From dunce caps to diplomas: York County, Pa., exhibit curators ‘get to have fun with history’
Look closely and you’ll see a one-room school shape within this house. That’s Ebaugh’s school in southeastern York County. The shape might be there, but the school-turned-house has some features not enjoyed by school students: electricity, phones and a bathroom. The topic of 0ne-room schools formed a part of the York County Junior Curators exhibit at the York County Heritage Trust.
I always take notice of the topic teens choose for the annual Junior Curators exhibit at York County Heritage Trust sites.
One year, the York Fair took center stage.
Celebrities from York County, and then good, bad and ugly stories from York County’s past came in 2010.

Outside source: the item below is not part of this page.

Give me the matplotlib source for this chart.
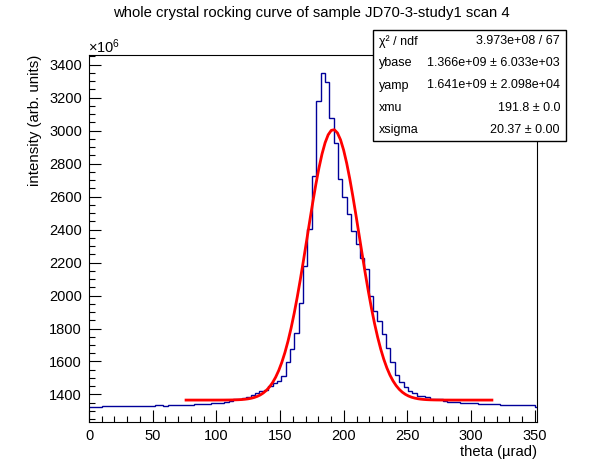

This year, the pick was “Dunce Caps, Dollhouses, and Diplomas: The Lives of York County Children.”
Teens Jacob Beck, Matthew Cheers, Abigail Helen Geedy and Victoria Kreysar curated the exhibit.
Here are several of the artifacts on exhibit to explain the topic:
– A child’s lead casket, complete with viewing glass. The casket, which was small enough for one pallbearer to carry (although I’m not sure about the weight), bore bolts in its top and bottom and white fabric inside.
– Children’s toys were simpler than the videogames of today: tops, and checkerboards, dollhouses and puzzle picture blocks.
– School discipline consisted of paddling (unlike today) and banishment from school (called suspension or expulsion today.) True to the exhibit’s title, a dunce cap was displayed with the notation: “Some students were forced to sit in the corner with the notorious dunce cap on their heads.”
A replica for that pointed cap was on display, which isn’t surprising. Who would keep – and donate – such an artifact? Well, actually people would. The exhibit last year showed notorious pointed caps of a different type – the hoods, with robes, of the Ku Klux Klan. Mark that as the “ugly” part of the good, bad and ugly exhibit.
In working on their annual exhibits, York County Heritage Trust Junior Curators do the work of a professional curator, a description says .
“Most importantly, the Junior Curators get to have fun with history,” the description states.
Reviewing the curators’ exhibits the past four years, that sense of humor comes through.
The dunce cap is Exhibit A.
This collage from the back of a Junior Curators exhibit program shows those participating in the program.
In this 2004 photo from York, Pa., Daily Record/Sunday News files, Miriam Thoman is seen with the vehicle – a Studebaker – she drove to one-room schools around southern York County to teach music. The back of the photo reads. ” Easter 1942 How many times I washed my car by this creek on my Dad’s farm (Grover E Gantz).”